Jurandir e José Ademilson também contam que a comida era descontada da remuneração e vendida a preços abusivos. “A alimentação era comprada pelo fazendeiro. Tudo o que ele comprava, ele botava na conta da gente, para a gente pagar”, aponta José. “Só que era ovo, salame e salsicha. Raramente vinha uma carne”. Uma mortadela pequena, segundo ele, custava até R$ 50; quatro frangos, R$ 300.

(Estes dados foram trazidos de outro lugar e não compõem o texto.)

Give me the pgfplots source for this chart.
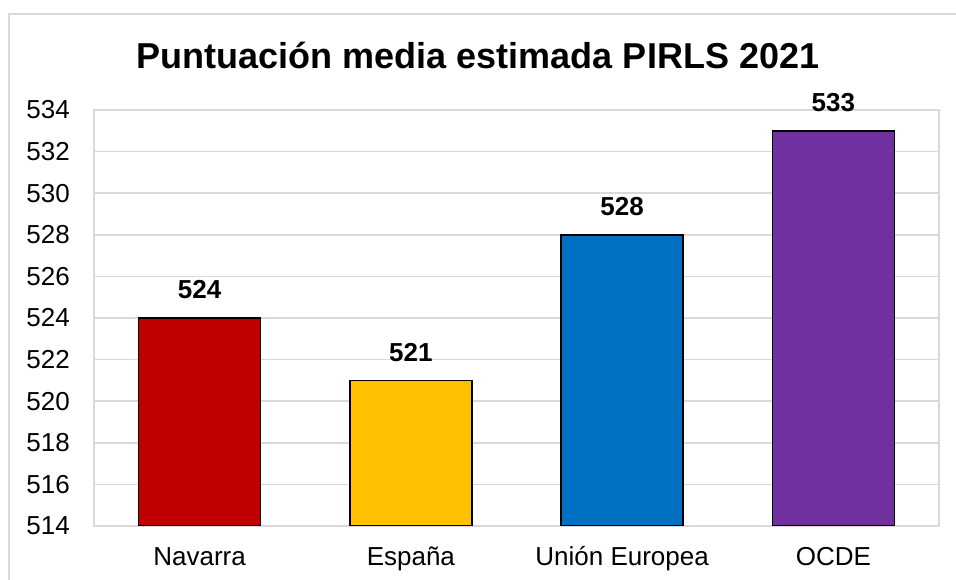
\documentclass[border=0pt]{standalone}
\usepackage{pgfplots}
\pgfplotsset{compat=1.18}
\usepackage{fontspec}
\setmainfont{Liberation Sans}
\definecolor{gridgray}{HTML}{D9D9D9}
\definecolor{cNav}{HTML}{C00000}
\definecolor{cEsp}{HTML}{FFC000}
\definecolor{cUE}{HTML}{0070C0}
\definecolor{cOC}{HTML}{7030A0}
\begin{document}
\begin{tikzpicture}
\path[use as bounding box] (0,0) rectangle (956bp,580bp);
\draw[gridgray, line width=1.5bp] (9bp,566bp) rectangle (1000bp,-20bp);
\node[anchor=base, font=\fontsize{36bp}{40bp}\selectfont\bfseries] at (478bp,511bp) {Puntuación media estimada PIRLS 2021};
\begin{axis}[
  at={(94bp,54bp)}, anchor=south west,
  scale only axis, width=845bp, height=416bp,
  xmin=-0.5, xmax=3.5, ymin=514, ymax=534,
  ytick={514,516,...,534},
  xtick={0,1,2,3},
  xticklabels={Navarra,España,Unión Europea,OCDE},
  axis line style={gridgray, line width=1.5bp},
  ymajorgrids, grid style={gridgray, line width=1.5bp},
  major tick length=0pt,
  tick style={draw=none},
  /pgf/number format/assume math mode=true,
  /pgf/number format/1000 sep={},
  ticklabel style={font=\fontsize{26bp}{30bp}\selectfont, inner sep=0pt},
  yticklabel style={anchor=east, xshift=-24bp},
  xticklabel style={anchor=base, yshift=-39bp},
  ybar, bar width=122bp, bar shift=0pt,
  nodes near coords,
  every node near coord/.style={font=\fontsize{26bp}{30bp}\selectfont\bfseries, anchor=south, inner sep=0pt, yshift=18bp, text=black},
  nodes near coords style={/pgf/number format/assume math mode=true},
]
\addplot[fill=cNav, draw=black, line width=1.5bp] coordinates {(0,524)};
\addplot[fill=cEsp, draw=black, line width=1.5bp] coordinates {(1,521)};
\addplot[fill=cUE, draw=black, line width=1.5bp] coordinates {(2,528)};
\addplot[fill=cOC, draw=black, line width=1.5bp] coordinates {(3,533)};
\end{axis}
\end{tikzpicture}
\end{document}
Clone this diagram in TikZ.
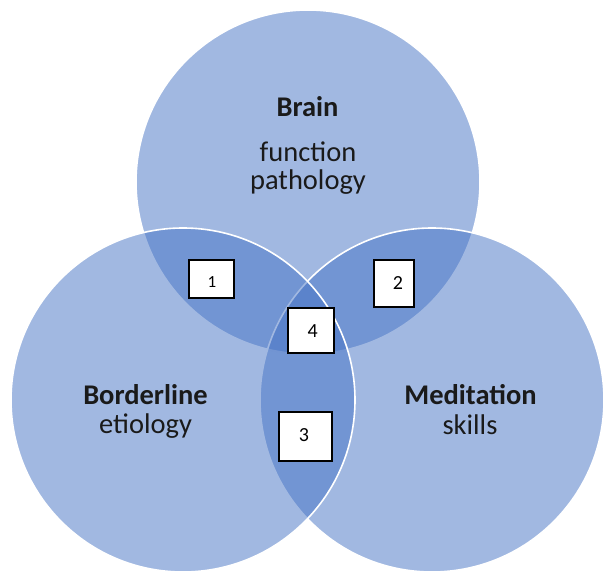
\documentclass[tikz,border=0pt]{standalone}
\usepackage{fontspec}
\setmainfont{Carlito}
\definecolor{vennblue}{HTML}{4472C4}
\definecolor{txt}{HTML}{1A1A1A}
\tikzset{
  venn/.style={circle, minimum size=344pt, inner sep=0pt, fill=vennblue, fill opacity=0.5, draw=white, line width=1.6pt},
  head/.style={anchor=base, font=\fontsize{28.5}{34}\selectfont\bfseries, text=txt, inner sep=0pt},
  sub/.style={anchor=base, font=\fontsize{28.5}{34}\selectfont, text=txt, inner sep=0pt},
  numbox/.style={draw=black, fill=white, line width=2pt, inner sep=0pt},
  numtxt/.style={font=\fontsize{20}{24}\selectfont, text=black, inner sep=0pt},
}
\begin{document}
\begin{tikzpicture}[x=1pt,y=-1pt]
\useasboundingbox (0,0) rectangle (603,575);
% circles (top, right, left drawn in this order)
\node[venn] (brain) at (308,182) {};
\node[venn] (medit) at (432,400) {};
\node[venn] (border) at (183,400) {};
% labels
\node[head] (brainT) at (307.5,117) {Brain};
\node[sub] (brainA) at (308,162) {function};
\node[sub] (brainB) at (308,190) {pathology};
\node[head] (borderT) at (145.5,404) {Borderline};
\node[sub] (borderA) at (145.5,433) {etiology};
\node[head] (meditT) at (470.5,404) {Meditation};
\node[sub] (meditA) at (470,434) {skills};
% numbered boxes
\node[numbox, minimum width=45pt, minimum height=38pt] (box1) at (211,278.5) {};
\node[numtxt, font=\fontsize{17}{20}\selectfont] (n1) at (212,282) {1};
\node[numbox, minimum width=40pt, minimum height=47pt] (box2) at (393.5,283) {};
\node[numtxt] (n2) at (398,283) {2};
\node[numbox, minimum width=46pt, minimum height=45pt] (box4) at (310.5,330) {};
\node[numtxt] (n4) at (312.7,331.5) {4};
\node[numbox, minimum width=53pt, minimum height=49pt] (box3) at (305,436) {};
\node[numtxt] (n3) at (304,435.5) {3};
\end{tikzpicture}
\end{document}
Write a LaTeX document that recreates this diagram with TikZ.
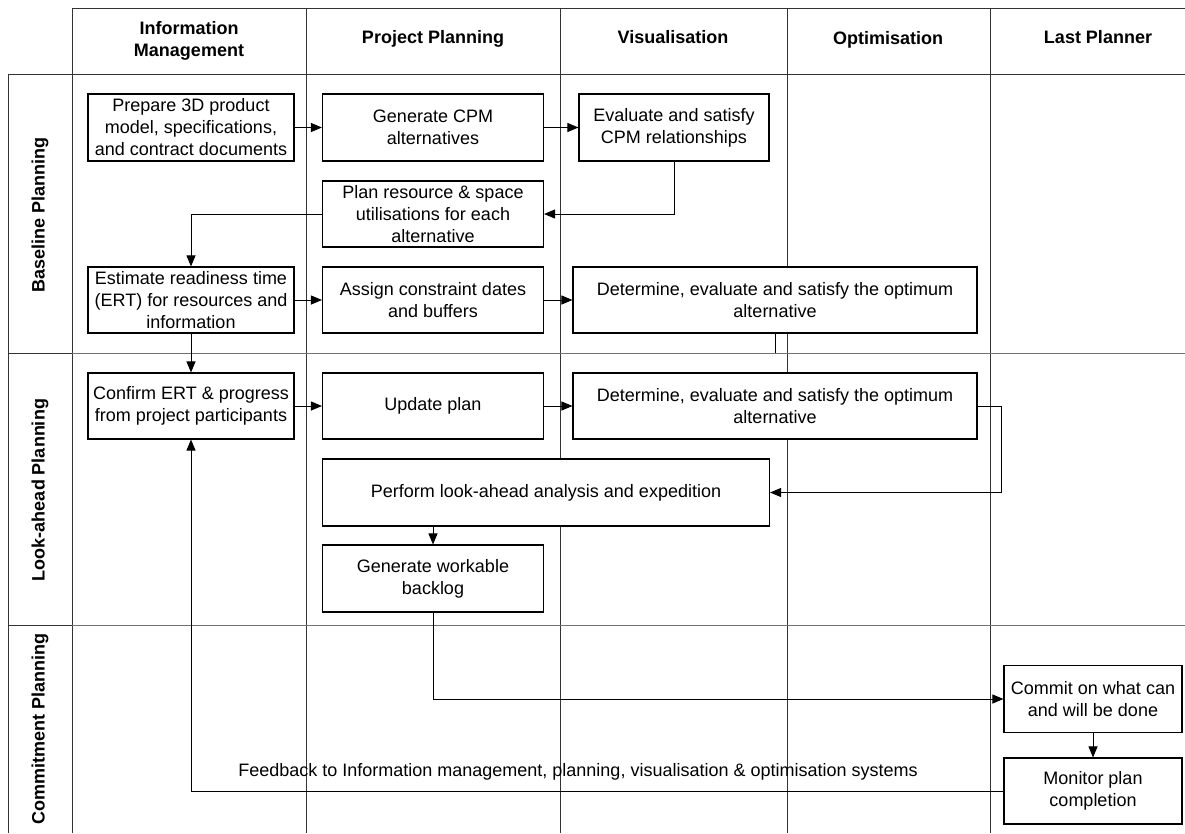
\documentclass[tikz,border=0pt]{standalone}
\usepackage{fontspec}
\setmainfont{Liberation Sans}
\usetikzlibrary{arrows.meta}

\tikzset{
  box/.style={draw, line width=1.1pt, fill=white, align=center, inner sep=2pt, font=\fontsize{18}{22}\selectfont},
  arr/.style={line width=0.9pt, -{Triangle[length=11pt,width=9pt]}},
  conn/.style={line width=0.9pt},
  lane/.style={line width=0.8pt, black!80},
  sep/.style={line width=0.8pt, black!55},
  head/.style={font=\fontsize{18}{22}\selectfont\bfseries, align=center},
}

\begin{document}
\begin{tikzpicture}[x=1pt, y=-1pt]
			\useasboundingbox (0,0) rectangle (1185,833);
			
			% Rahmen + Spalten
			\draw[lane] (72,8) -- (1185,8);
			\draw[lane] (8,74) -- (1185,74);
			\draw[lane] (8,74) -- (8,833);
			\foreach \x in {72,306,560,787,990} \draw[lane] (\x,8) -- (\x,833);
			
			% Zeilen
			\foreach \y in {353,625} {
				\draw[lane] (8,\y) -- (72,\y);
				\draw[sep] (72,\y) -- (1185,\y);
			}
			
			% Spaltenkoepfe
			\node[head] (hinfo) at (189,41) {Information\\Management};
			\node[head, anchor=base] (hplan) at (433,43) {Project Planning};
			\node[head, anchor=base] (hvis) at (673,43) {Visualisation};
			\node[head, anchor=base] (hopt) at (888,44) {Optimisation};
			\node[head, anchor=base] (hlast) at (1098,43) {Last Planner};
			
			% Zeilenkoepfe
			\node[head, rotate=90] (rbase) at (40,215) {Baseline Planning};
			\node[head, rotate=90] (rlook) at (40,490) {Look-ahead Planning};
			\node[head, rotate=90] (rcommit) at (40,729) {Commitment Planning};
			
			% Baseline
			\node[box, minimum width=206pt, minimum height=67pt] (prep) at (191,127.5) {Prepare 3D product\\model, specifications,\\and contract documents};
			\node[box, minimum width=221pt, minimum height=67pt] (gencpm) at (433,127.5) {Generate CPM\\alternatives};
			\node[box, minimum width=190pt, minimum height=67pt] (evalcpm) at (674,127.5) {Evaluate and satisfy\\CPM relationships};
			\node[box, minimum width=221pt, minimum height=66pt] (planres) at (433,214) {Plan resource \& space\\utilisations for each\\alternative};
			\node[box, minimum width=206pt, minimum height=66pt] (estim) at (191,300) {Estimate readiness time\\(ERT) for resources and\\information};
			\node[box, minimum width=221pt, minimum height=66pt] (assign) at (433,300) {Assign constraint dates\\and buffers};
			\node[box, minimum width=404pt, minimum height=66pt] (determa) at (775,300) {Determine, evaluate and satisfy the optimum\\alternative};
			
			% Look-ahead
			\node[box, minimum width=206pt, minimum height=66pt] (confirm) at (191,406) {Confirm ERT \& progress\\from project participants};
			\node[box, minimum width=221pt, minimum height=66pt] (update) at (433,406) {Update plan};
			\node[box, minimum width=404pt, minimum height=66pt] (determb) at (775,406) {Determine, evaluate and satisfy the optimum\\alternative};
			\node[box, minimum width=447pt, minimum height=67pt] (perform) at (546,492.5) {Perform look-ahead analysis and expedition};
			\node[box, minimum width=221pt, minimum height=67pt] (backlog) at (433,578.5) {Generate workable\\backlog};
			
			% Commitment
			\node[box, minimum width=178pt, minimum height=67pt] (commit) at (1093,699) {Commit on what can\\and will be done};
			\node[box, minimum width=178pt, minimum height=66pt] (monitor) at (1093,791) {Monitor plan\\completion};
			\node[font=\fontsize{18}{22}\selectfont] (fbtext) at (578,772) {Feedback to Information management, planning, visualisation \& optimisation systems};
			
			% Pfeile
			\draw[arr] (prep) -- (gencpm);
			\draw[arr] (gencpm) -- (evalcpm);
			\draw[arr] (evalcpm.south) |- (planres.east);
			\draw[arr] (planres.west) -| (estim.north);
			\draw[arr] (estim) -- (assign);
			\draw[arr] (assign) -- (determa);
			\coordinate (stub) at (775,353);
			\draw[conn] (determa.south) -- (stub);
			
			\draw[arr] (estim) -- (confirm);
			\draw[arr] (confirm) -- (update);
			\draw[arr] (update) -- (determb);
			\draw[arr] (determb.east) -- ++(24,0) |- (perform.east);
			\draw[arr] (backlog.north |- perform.south) -- (backlog.north);
			\draw[arr] (backlog.south) |- (commit.west);
			\draw[arr] (commit) -- (monitor);
			\draw[arr] (monitor.west) -| (confirm.south);
\end{tikzpicture}
\end{document}
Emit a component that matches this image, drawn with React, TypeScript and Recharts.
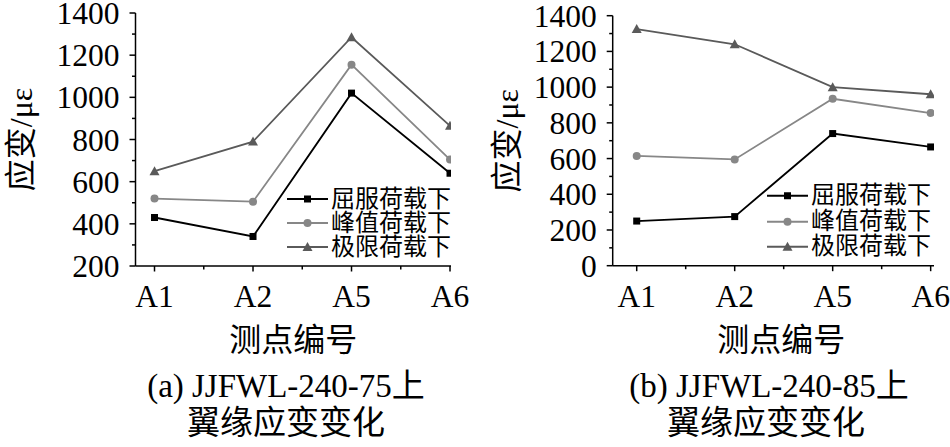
import React from 'react';
import { LineChart, Line, XAxis, YAxis, Legend, Label } from 'recharts';

const categories = ['A1', 'A2', 'A5', 'A6'];
const seriesNames = ['屈服荷载下', '峰值荷载下', '极限荷载下'];
const leftYield = [430, 340, 1020, 640];
const leftPeak = [520, 505, 1155, 705];
const leftUltimate = [650, 790, 1285, 865];
const rightYield = [250, 275, 740, 665];
const rightPeak = [615, 595, 935, 855];
const rightUltimate = [1325, 1240, 1000, 960];
const leftYTicks = [200, 300, 400, 500, 600, 700, 800, 900, 1000, 1100, 1200, 1300, 1400];
const rightYTicks = [0, 100, 200, 300, 400, 500, 600, 700, 800, 900, 1000, 1100, 1200, 1300, 1400];
const xTicks = [1, 1.5, 2, 2.5, 3, 3.5, 4];
const xTitle = '测点编号';
const yTitle = '应变/με';
const captionA = ['(a) JJFWL-240-75上', '翼缘应变变化'];
const captionB = ['(b) JJFWL-240-85上', '翼缘应变变化'];

const FONT = '"Liberation Serif", "Times New Roman", "Noto Sans CJK SC", serif';
const COLORS: Record<string, string> = { yield: '#000000', peak: '#878787', ultimate: '#5a5a5a' };
const KINDS: Record<string, string> = { yield: 'square', peak: 'circle', ultimate: 'triangle' };

const Marker = ({ kind, cx, cy, color }: any) => {
  if (cx == null || cy == null) return <g />;
  if (kind === 'square') return <rect x={cx - 3.5} y={cy - 3.5} width={7} height={7} fill={color} />;
  if (kind === 'circle') return <circle cx={cx} cy={cy} r={4} fill={color} />;
  return <polygon points={`${cx},${cy - 5} ${cx + 5},${cy + 4} ${cx - 5},${cy + 4}`} fill={color} />;
};

const buildData = (a: number[], b: number[], c: number[]) =>
  categories.map((cat, i) => ({ x: i + 1, cat, yield: a[i], peak: b[i], ultimate: c[i] }));

const YTick = (props: any) => {
  const { x, y, payload } = props;
  const v = payload.value;
  const major = v % 200 === 0;
  return (
    <g>
      <line x1={x - (major ? 6 : 3.5)} x2={x} y1={y} y2={y} stroke="#000" strokeWidth={1.5} />
      {major && (
        <text x={x - 16} y={y} dy="0.35em" textAnchor="end" fontSize={31.5} fontFamily={FONT} fill="#000">
          {v}
        </text>
      )}
    </g>
  );
};

const XTick = (props: any) => {
  const { x, y, payload } = props;
  const v = payload.value;
  const major = Number.isInteger(v);
  return (
    <g>
      <line x1={x} x2={x} y1={y} y2={y + (major ? 5.5 : 3.5)} stroke="#000" strokeWidth={1.5} />
      {major && (
        <text x={x} y={y + 41} textAnchor="middle" fontSize={31.5} fontFamily={FONT} fill="#000">
          {categories[v - 1]}
        </text>
      )}
    </g>
  );
};

const LegendContent = ({ payload, rowH }: any) => (
  <div style={{ fontFamily: FONT }}>
    {(payload || []).map((entry: any) => {
      const key = entry.dataKey as string;
      return (
        <div key={key} style={{ display: 'flex', alignItems: 'center', height: rowH }}>
          <svg width={44} height={rowH} style={{ display: 'block' }}>
            <line x1={0} x2={41} y1={rowH / 2} y2={rowH / 2} stroke={COLORS[key]} strokeWidth={1.8} />
            <Marker kind={KINDS[key]} cx={20.5} cy={rowH / 2} color={COLORS[key]} />
          </svg>
          <span style={{ fontSize: 24, lineHeight: `${rowH}px`, color: '#000', whiteSpace: 'nowrap' }}>{entry.value}</span>
        </div>
      );
    })}
  </div>
);

const Panel = ({ data, yTicks, yDomain, xDomain, margin, yWidth, legendPos, rowH, yTitleX, xTitleDx }: any) => (
  <LineChart width={470} height={447} data={data} margin={margin}>
    <XAxis
      dataKey="x"
      type="number"
      domain={xDomain}
      ticks={xTicks}
      interval={0}
      tick={<XTick />}
      tickLine={false}
      tickSize={0}
      tickMargin={0}
      height={447 - margin.top - (margin.plotH as number)}
      axisLine={{ stroke: '#000', strokeWidth: 1.5 }}
      allowDataOverflow
    >
      <Label
        content={(p: any) => {
          const vb = p.viewBox;
          return (
            <text x={vb.x + vb.width / 2 + xTitleDx} y={vb.y + 74} textAnchor="middle" dominantBaseline="central" fontSize={32} fontFamily={FONT} fill="#000">
              {xTitle}
            </text>
          );
        }}
      />
    </XAxis>
    <YAxis
      type="number"
      domain={yDomain}
      ticks={yTicks}
      interval={0}
      tick={<YTick />}
      tickLine={false}
      tickSize={0}
      tickMargin={0}
      width={yWidth}
      axisLine={{ stroke: '#000', strokeWidth: 1.5 }}
      allowDataOverflow
    >
      <Label
        content={(p: any) => {
          const vb = p.viewBox;
          const cy = vb.y + vb.height / 2;
          return (
            <text x={yTitleX} y={cy} transform={`rotate(-90 ${yTitleX} ${cy})`} textAnchor="middle" dominantBaseline="central" fontSize={32} fontFamily={FONT} fill="#000">
              {yTitle}
            </text>
          );
        }}
      />
    </YAxis>
    <Legend
      layout="vertical"
      align="center"
      verticalAlign="middle"
      wrapperStyle={{ position: 'absolute', left: legendPos.left, top: legendPos.top, width: 190 }}
      content={(p: any) => <LegendContent payload={p.payload} rowH={rowH} />}
    />
    {['yield', 'peak', 'ultimate'].map((k, i) => (
      <Line
        key={k}
        dataKey={k}
        name={seriesNames[i]}
        stroke={COLORS[k]}
        strokeWidth={1.8}
        isAnimationActive={false}
        dot={(dp: any) => <Marker key={`${k}-${dp.index}`} kind={KINDS[k]} cx={dp.cx} cy={dp.cy} color={COLORS[k]} />}
        activeDot={false}
      />
    ))}
  </LineChart>
);

const Caption = ({ lines, cx1, cx2 }: any) => (
  <>
    <div style={{ position: 'absolute', left: cx1 - 200, top: 386 - 20, width: 400, height: 40, lineHeight: '40px', textAlign: 'center', fontSize: 33, fontFamily: FONT, color: '#000', whiteSpace: 'nowrap' }}>
      {lines[0]}
    </div>
    <div style={{ position: 'absolute', left: cx2 - 200, top: 423 - 20, width: 400, height: 40, lineHeight: '40px', textAlign: 'center', fontSize: 33, fontFamily: FONT, color: '#000', whiteSpace: 'nowrap' }}>
      {lines[1]}
    </div>
  </>
);

export default function App() {
  const leftData = buildData(leftYield, leftPeak, leftUltimate);
  const rightData = buildData(rightYield, rightPeak, rightUltimate);
  return (
    <div style={{ position: 'absolute', left: 0, top: 0, width: 950, height: 447, background: '#fff', overflow: 'hidden' }}>
      <div style={{ position: 'absolute', left: 0, top: 0 }}>
        <Panel
          data={leftData}
          yTicks={leftYTicks}
          yDomain={[200, 1400]}
          xDomain={[0.807, 4.01]}
          margin={{ top: 13, right: 19, left: 0, bottom: 0, plotH: 253 }}
          yWidth={135.5}
          legendPos={{ left: 287, top: 187 }}
          rowH={24}
          yTitleX={21}
          xTitleDx={0}
        />
      </div>
      <div style={{ position: 'absolute', left: 480, top: 0 }}>
        <Panel
          data={rightData}
          yTicks={rightYTicks}
          yDomain={[0, 1400]}
          xDomain={[0.755, 4.034]}
          margin={{ top: 15.7, right: 16, left: 0, bottom: 0, plotH: 250 }}
          yWidth={132.7}
          legendPos={{ left: 287, top: 183 }}
          rowH={25.5}
          yTitleX={27}
          xTitleDx={8}
        />
      </div>
      <Caption lines={captionA} cx1={286} cx2={286} />
      <Caption lines={captionB} cx1={769} cx2={766} />
    </div>
  );
}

‘Até hoje fico traumatizado’
Segundo os relatos dos dois trabalhadores, o dono do Sítio Mata teria afirmado que já havia fornecido o básico para que pudessem viver e que, como ainda estavam endividados, só poderiam sair da fazenda com sua autorização. Caso tentassem fugir, o patrão, de acordo com os trabalhadores, ameaçou que os encontraria onde estivessem. Eles também relataram a presença de armas na propriedade, afirmando ter visto o gerente da fazenda portando uma pistola enquanto vigiava o trabalho.
Com ajuda de colegas e dinheiro emprestado de familiares, a dupla relata ter fugido da propriedade poucas horas antes da chegada da fiscalização. As marcas da experiência seguem presentes. “Até hoje eu me sinto traumatizado”, afirma Jurandir. “Só de falar em café eu fico traumatizado porque eu me lembro logo de tudo que eu passei lá”.
“O fazendeiro que faz o trabalho escravo deveria ser preso. Como é que ele faz pessoas de escravas e não vai preso? Aquele dinheiro que ele pagou de indenização não é nada. Em uma colheita ele tira dez, vinte, até mil vezes mais”, desabafa José.
À Repórter Brasil, Venâncio Jacob negou que qualquer dos seus funcionários andassem armados. Os depoimentos dados pelos trabalhadores resgatados no Sítio Mata e incluídos no relatório de fiscalização não mencionam a presença de pessoas armadas ou episódios de ameaça.
Trabalhadores se sentiram desassistidos
Segundo José, a operação que resgatou dez trabalhadores do Sítio Mata Verde foi realizada após a sua denúncia ao Disque 100. Ele e Jurandir já estavam fora da propriedade e não foram oficialmente resgatados.
O colhedor de café afirma que um integrante da força-tarefa que realizou a operação explicou que ele não poderia receber assistência porque não estava na fazenda no momento do flagrante, deixando de receber verbas e auxílios pagos às demais vítimas. “Mas eu estava lá! Eu que fiz a denúncia!”.